American Council of Life Insurers
Recognizing the shortage of qualified life agents, the ACLI teamed with NAIFA last February to launch an initiative to address the life insurance needs of what the two organizations call “underserved communities.” The joint initiative calls for changes in regulatory and licensing rules from administrative bodies, and an increase in education and training opportunities for life insurance agents.

“The need for this initiative is clear,” says ACLI spokesman Whit Cornman. “Less than half of U.S. adults have an individual life insurance policy. One key reason for this financial planning gap is the decline of career agents who can educate [clients] on the value of life insurance products and services. Agents are growing older as the number of new recruits continues to decline.”

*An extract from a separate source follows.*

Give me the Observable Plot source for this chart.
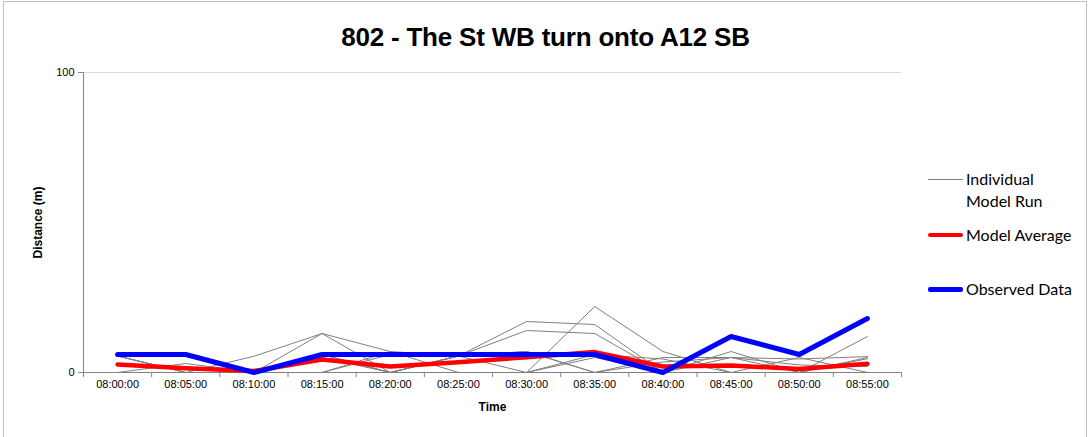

Among other proposals, the organizations calls for the development of uniform training and educational materials, and 20 hours of pre-licensing education in states where it is required, and an allowance for online classes.

“Life insurance agents are on the front lines of helping Americans face growing challenges to financial protection and retirement security,” says David Woods, NAIFA’s CEO. “If fewer agents are available to deliver these services, then fewer Americans will receive the guidance necessary to meet the financial security needs for themselves and their families.”

The ALCI and NAIFA are working with the NAIC and a number of testing and education service providers to further develop these initiatives.

Whether or not it’s required by regulators in order to do business, educational opportunities are available – and more are on the way – making it increasingly difficult for agents to claim ignorance when mistakes are made. And for conscientious agents with questions about a particular industry program, proper due diligence may be as easy as a phone call.

“We want to ensure that the agents are confident in the education they’re receiving,” says NAIC’s Poolman. “If they are at all concerned about the quality of information they’re receiving in continuing education programs, they can always call their state’s insurance department to see if it’s been pre-approved by regulators.”